El viejo cartujo tiene la tristeza larga, como diría Alberto Cortez. No es para menos, desde el comienzo este año ha sido de calamidades y malos presagios. ¿Nos estaremos aproximando al fin del mundo? Las señales de la ira de Dios son muchas, la más temible para el monje no es el desbarrancadero por el escándalo por la casa blanca sino la muerte de tantas personas valiosas, la última de ellas Vicente Leñero, el maestro mexicano de la non-fiction.
En diciembre de 2013 lo encontró en la FIL de Guadalajara, estaba cenando con Hugo Hiriart y José Gordon. Quedaron, como otras veces, de llamarse por teléfono para una entrevista siempre pospuesta. Había presentado su libro Más gente así, en una lectura a dos voces con Jesús Ochoa. Estaba contento, había sido una presentación divertida, inusual en alguien tan serio como él. Compartía con el actor muchas cosas —dijo ese día—, entre otras el amor por una mujer: Eugenia, una de sus cuatro hijas, esposa de Ochoa.
Lo vio por última vez el 29 de abril de este año en la Sala Manuel M. Ponce del Palacio de Bellas Artes, en la entrega del Premio Xavier Villaurrutia a José de la Colina. Leñero retiró al terminar la ceremonia y no pudo saludarlo. Se notaba cansado, pero leyó con voz firme y clara un texto donde escarbaba en su antigua relación con el premiado, sobreviviente, como él, de una generación extraordinaria.
Esa noche, dijo: “Conozco a José de la Colina desde siempre. Desde que avanzamos juntos, aunque lejos uno del otro, hasta llegar a estos ochenta que nos transforman en ancianos obligados a observar el moridero de gente cercana, de amigos y enemigos, de compañeros de brega cayendo uno tras otro como figuritas de lámina de un tiro al blanco pueblerino. Y el comentario cruel: ya hicieron lo que hicieron, ni modo. Ya les cayó el punto final”.
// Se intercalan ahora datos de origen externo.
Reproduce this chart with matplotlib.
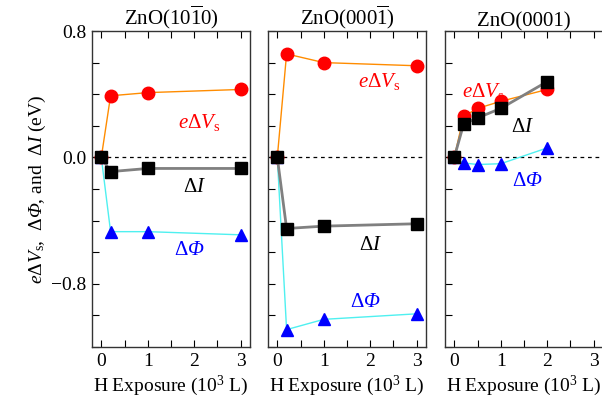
import numpy as np
import matplotlib.pyplot as plt
from matplotlib.ticker import MultipleLocator, FixedLocator

plt.rcParams['font.family'] = ['Liberation Serif', 'DejaVu Serif']
plt.rcParams['mathtext.fontset'] = 'custom'
plt.rcParams['mathtext.rm'] = 'Liberation Serif'
plt.rcParams['mathtext.it'] = 'Liberation Serif:italic'
plt.rcParams['mathtext.bf'] = 'Liberation Serif:bold'
# italic capital Greek (mathtext forces \mathit greek capitals upright)
plt.rcParams['mathtext.sf'] = 'Liberation Serif:italic'

titles = [r'ZnO(10$\overline{1}$0)', r'ZnO(000$\overline{1}$)', 'ZnO(0001)']

# panel 1: ZnO(10-10)
x1 = [0, 0.2, 1, 3]
vs1 = [0, 0.39, 0.41, 0.43]
di1 = [0, -0.09, -0.07, -0.07]
phi1 = [0, -0.47, -0.47, -0.49]

# panel 2: ZnO(000-1)
x2 = [0, 0.2, 1, 3]
vs2 = [0, 0.655, 0.60, 0.58]
di2 = [0, -0.45, -0.435, -0.42]
phi2 = [0, -1.09, -1.025, -0.99]

# panel 3: ZnO(0001)
x3 = [0, 0.2, 0.5, 1, 2]
vs3 = [0, 0.26, 0.31, 0.355, 0.43]
di3 = [0, 0.21, 0.25, 0.31, 0.48]
phi3 = [0, -0.035, -0.045, -0.04, 0.06]

panels = [(x1, vs1, di1, phi1), (x2, vs2, di2, phi2), (x3, vs3, di3, phi3)]

# label positions (data coords) for each panel: vs, dI, phi
label_pos = [
    [(2.1, 0.22), (2.0, -0.19), (1.9, -0.59)],
    [(2.2, 0.48), (2.0, -0.56), (1.9, -0.92)],
    [(0.62, 0.42), (1.46, 0.19), (1.57, -0.155)],
]

fig = plt.figure(figsize=(6.02, 4.08), dpi=100)
lefts = [92, 268, 445]
W, H = 602.0, 408.0
for i, (x, vs, di, phi) in enumerate(panels):
    ax = fig.add_axes([lefts[i] / W, 1 - 347 / H, 158 / W, (347 - 31) / H])
    ax.axhline(0, color='black', ls=(0, (3, 3)), lw=0.9, zorder=1)
    ax.plot(x, phi, color='#4ff0f0', lw=1.0, marker='^', ms=9,
            mfc='#0000ff', mec='#0000ff', zorder=2)
    ax.plot(x, vs, color='#ff8c00', lw=1.0, marker='o', ms=9,
            mfc='#ff0000', mec='#ff0000', zorder=3)
    ax.plot(x, di, color='#808080', lw=2.0, marker='s', ms=9,
            mfc='black', mec='black', zorder=4)
    (a, b), (c, d), (e, f) = label_pos[i]
    ax.text(a, b, r'$e\Delta V_\mathrm{s}$', color='#ff0000', fontsize=15,
            ha='center', va='center')
    ax.text(c, d, r'$\Delta I$', color='black', fontsize=15,
            ha='center', va='center')
    ax.text(e, f, r'$\Delta \mathsf{\Phi}$', color='#0000ff', fontsize=15,
            ha='center', va='center')
    ax.set_xlim(-0.2, 3.2)
    ax.set_ylim(-1.2, 0.8)
    ax.xaxis.set_minor_locator(MultipleLocator(0.5))
    ax.yaxis.set_major_locator(FixedLocator([-0.8, 0.0, 0.8]))
    ax.yaxis.set_minor_locator(MultipleLocator(0.2))
    ax.tick_params(which='both', direction='in', top=True, right=False,
                   length=5, width=0.8, labelsize=14, pad=4)
    ax.set_xticks([0, 1, 2, 3])
    ax.set_xticklabels(['0', '1', '2', '3'])
    if i == 0:
        ax.set_yticklabels(['\u22120.8', '0.0', '0.8'])
        ax.set_ylabel(r'$e\Delta V_\mathrm{s}$,  $\Delta\mathsf{\Phi}$, and  $\Delta I$ (eV)',
                      fontsize=14, labelpad=2)
    else:
        ax.set_yticklabels([])
    ax.set_title(titles[i], fontsize=15, pad=3)
    ax.set_xlabel(r'H Exposure (10$^3$ L)', fontsize=14, labelpad=3)
    for s in ax.spines.values():
        s.set_color('#333333')
        s.set_linewidth(1.0)

fig.savefig('out.png', dpi=100)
Habló también de la participación de ambos en el taller de Juan José Arreola, el “maestro de la frase y el párrafo perfectos”, y con una sonrisa, acaso imperceptible, apuntó: “Recuerdo que una tarde noche en aquella cochera convertida en taller literario de la calle Volga, leí un cuento malón —corrijo, porque era Arreola quien leía en voz alta los textos de sus alumnos—, Arreola leyó un cuento mío, malón, que luego mis compañeros deshicieron con críticas asesinas. Al salir a la calle, sin embargo, José de la Colina se acercó y con una palmada en la espalda me elogió una sencilla metáfora que yo había encajado en un párrafo del texto. ‘Eso está bien’, me dijo, y ese pequeñísimo gesto, viniendo de un compañero a quien admiraba como gente mayor, me alivió de las puñaladas unánimes”.
Nunca fueron amigos, sus caminos iban por diferentes veredas —precisó Leñero—, pero siempre se respetaron y él nunca olvidó aquel comentario de De la Colina “porque me encendió con la luz de un cerillo la oscuridad del túnel literario”.
Queridos cinco lectores, con el frío calándole el alma por tanta muerte y tanta violencia, El Santo Oficio los colma de bendiciones. El Señor esté con ustedes. Amén.